A few moments later, a party of two ladies were shown to my table and sat down opposite of me, on the other side of the yellow divider. We were in such close proximity, and yet we couldn’t see each other’s faces. We were together, and also separated.
I compare this experience with the table sharing culture at Cantonese restaurants and cafes, known as “dap toi” (搭台).
During busy hours, we are at times invited or requested to sit at the same table with complete strangers. The space is entirely open, with no makeshift dividers, no physical boundaries established, and no facilitation of privacy. Any successful coexistence during the meal is up to the patrons themselves.
Most times, patrons keep to their own company and mind their own business.

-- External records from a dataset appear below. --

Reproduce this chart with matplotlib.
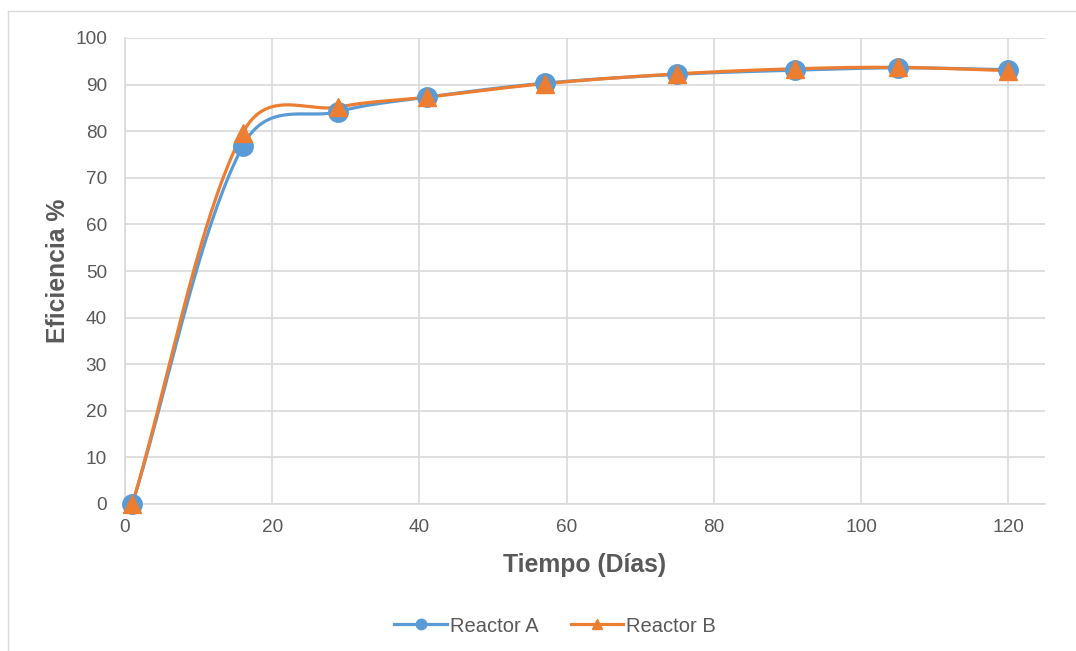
import numpy as np
import matplotlib
matplotlib.use("Agg")
import matplotlib.pyplot as plt
from matplotlib.lines import Line2D

days = [1, 16, 29, 41, 57, 75, 91, 105, 120]
reactor_a = [0, 76.8, 84.2, 87.3, 90.3, 92.2, 93.1, 93.6, 93.2]
reactor_b = [0, 79.6, 85.2, 87.3, 90.2, 92.3, 93.4, 93.7, 93.0]
series_names = ["Reactor A", "Reactor B"]
x_ticks = [0, 20, 40, 60, 80, 100, 120]
y_ticks = list(range(0, 101, 10))

plt.rcParams['font.family'] = ['Liberation Sans', 'DejaVu Sans']

def smooth(ax, x, y, n=40, blend=0.5):
    # Bezier smoothing (blend of uniform and chord-weighted Catmull-Rom) in display space
    pts = ax.transData.transform(np.column_stack([x, y]).astype(float))
    P = np.vstack([pts[0], pts, pts[-1]])
    t = np.linspace(0, 1, n)[:, None]
    out = []
    for i in range(1, len(P) - 2):
        p0, p3 = P[i], P[i + 1]
        d_prev = np.linalg.norm(P[i] - P[i - 1])
        d_cur = np.linalg.norm(P[i + 1] - P[i])
        d_next = np.linalg.norm(P[i + 2] - P[i + 1])
        T0 = P[i + 1] - P[i - 1]
        T1 = P[i + 2] - P[i]
        w0 = d_cur / (d_prev + d_cur) if d_prev + d_cur > 0 else 0
        w1 = d_cur / (d_cur + d_next) if d_cur + d_next > 0 else 0
        if d_prev > 0:
            w0 = blend * 0.5 + (1 - blend) * w0
        if d_next > 0:
            w1 = blend * 0.5 + (1 - blend) * w1
        c1 = p0 + T0 * w0 / 3
        c2 = p3 - T1 * w1 / 3
        b = (1 - t) ** 3 * p0 + 3 * (1 - t) ** 2 * t * c1 + 3 * (1 - t) * t ** 2 * c2 + t ** 3 * p3
        out.append(b)
    out = np.vstack(out)
    d = ax.transData.inverted().transform(out)
    return d[:, 0], d[:, 1]

blue = '#5B9BD5'
orange = '#ED7D31'
txt = '#595959'
grid = '#D9D9D9'

fig = plt.figure(figsize=(10.76, 6.51), dpi=100)
fig.add_artist(Line2D([7.5/1076, 7.5/1076], [0, 1 - 10.5/651], transform=fig.transFigure, color=grid, lw=1))
fig.add_artist(Line2D([7.5/1076, 1], [1 - 10.5/651, 1 - 10.5/651], transform=fig.transFigure, color=grid, lw=1))
ax = fig.add_axes([125/1076, 1-504/651, 920/1076, 466/651])
ax.set_xlim(0, 125)
ax.set_ylim(0, 100)

for yv, col, mk, name in [(reactor_a, blue, 'o', series_names[0]), (reactor_b, orange, '^', series_names[1])]:
    sx, sy = smooth(ax, days, yv)
    ax.plot(sx, sy, color=col, lw=2.3, zorder=3, solid_capstyle='round')
    ax.plot(days, yv, linestyle='none', marker=mk, markersize=14 if mk == 'o' else 13.5,
            color=col, zorder=4, clip_on=False)

h1 = Line2D([], [], color=blue, lw=2.3, marker='o', markersize=7.5)
h2 = Line2D([], [], color=orange, lw=2.3, marker='^', markersize=7.5)
fig.legend([h1, h2], series_names, loc='center', bbox_to_anchor=(555/1076, 1-626/651),
           ncol=2, frameon=False, fontsize=14.5, labelcolor=txt, handlelength=2.6,
           columnspacing=1.6, handletextpad=0.15)

ax.set_xticks(x_ticks)
ax.set_yticks(y_ticks)
ax.grid(True, color=grid, lw=1.2)
ax.set_axisbelow(True)
for s in ['top', 'right']:
    ax.spines[s].set_visible(False)
for s in ['left', 'bottom']:
    ax.spines[s].set_color(grid)
    ax.spines[s].set_linewidth(1.2)
ax.tick_params(axis='y', length=0, labelsize=13.7, labelcolor=txt, pad=13)
ax.tick_params(axis='x', length=0, labelsize=13.7, labelcolor=txt, pad=11)
ax.set_xlabel('Tiempo (Días)', fontsize=17.8, fontweight='bold', color=txt, labelpad=12)
ax.set_ylabel('Eficiencia %', fontsize=17.8, fontweight='bold', color=txt, labelpad=4)

fig.savefig('out.png', dpi=100)
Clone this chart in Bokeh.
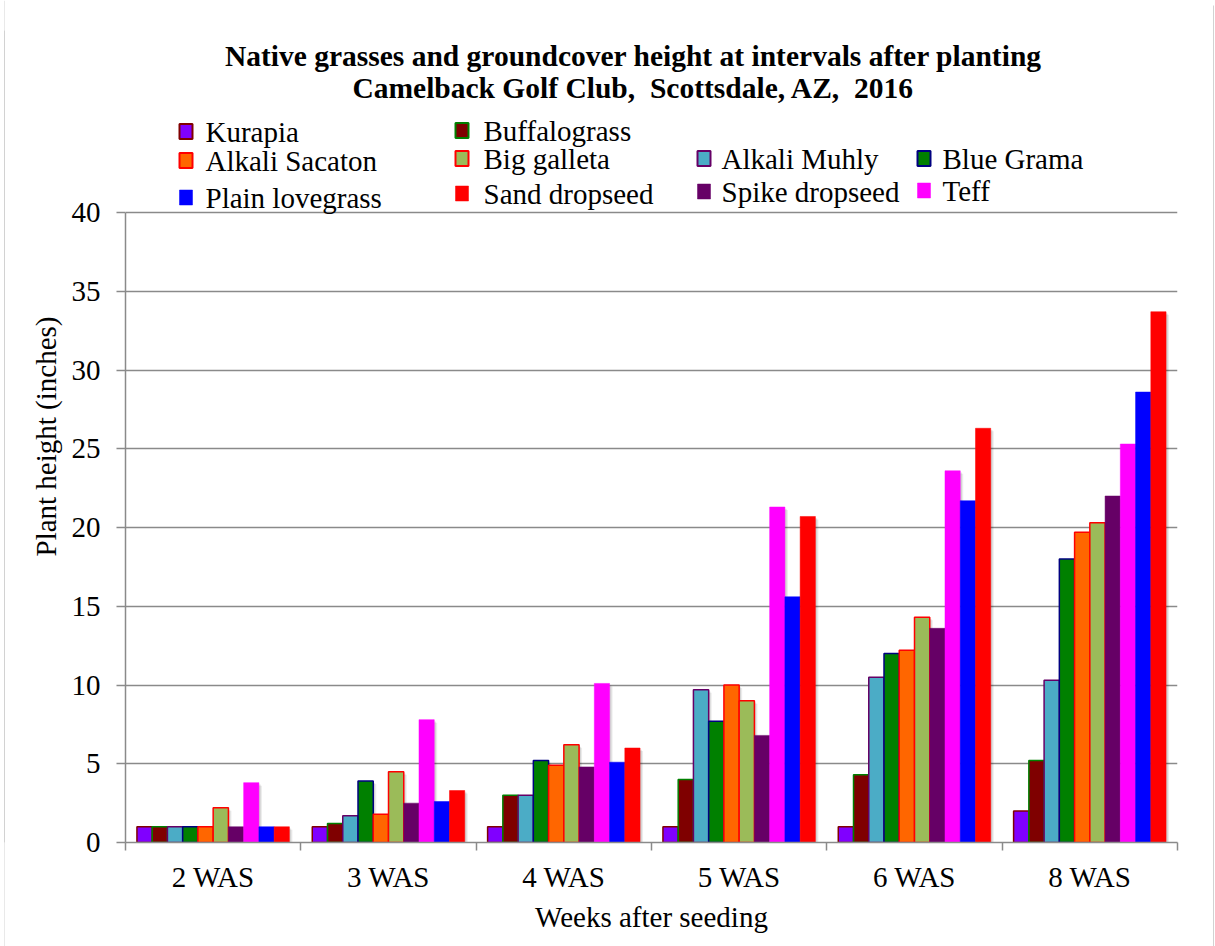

Sometimes, the awkwardness of sharing a table with people we have never met prompts us to speed up our eating, consequently contributing to a faster table turnover for the restaurant.
And then sometimes, perhaps when the vibe at the table feels right, we might strike a spontaneous conversation about how good (or subpar) the food at the restaurant is. Sharing of food would even happen occasionally.
Right after the meal, we would politely bid farewell and leave the restaurant, knowing that this encounter - whether uncomfortable or pleasant - was an ichi-go ichi-e moment (or a “one time, one meeting” experience) that would never happen again.
Now back to the ramen restaurant.
The setup felt a little strange at first, but I soon got used to it.
As I started digging into my bowl of ramen, I was aware that I could easily tune in to my tablemates’ conversation if I wanted to.
But that felt a little intrusive, so instead I shifted my attention to my surroundings, in particular to the yellow board right in front of me.
I immediately noticed that the divider cleverly doubled up as a display for notices, advertisements, artwork, entertainment, etc.
A striking poster of two sumo wrestlers hugging caught my attention. I couldn’t understand the Japanese characters on the poster except for one that read “苦” (pronounced kǔ in Chinese) - which means “suffering”.
Luckily for me, the Japanese text was translated into English:
“Not only you… who is in a difficult situation.”
I looked at the other papers that were pasted on the board; there was a printout of what I assumed to be lyrics to a Japanese song, which Google Translate told me was about not having regrets in life; there was also a beautiful drawing of a sunflower with the words “Hi, Mr. Sun, give me energy!”
It almost felt like those posters were thoughtfully displayed there, perhaps to reduce any boredom or loneliness a diner without company might experience.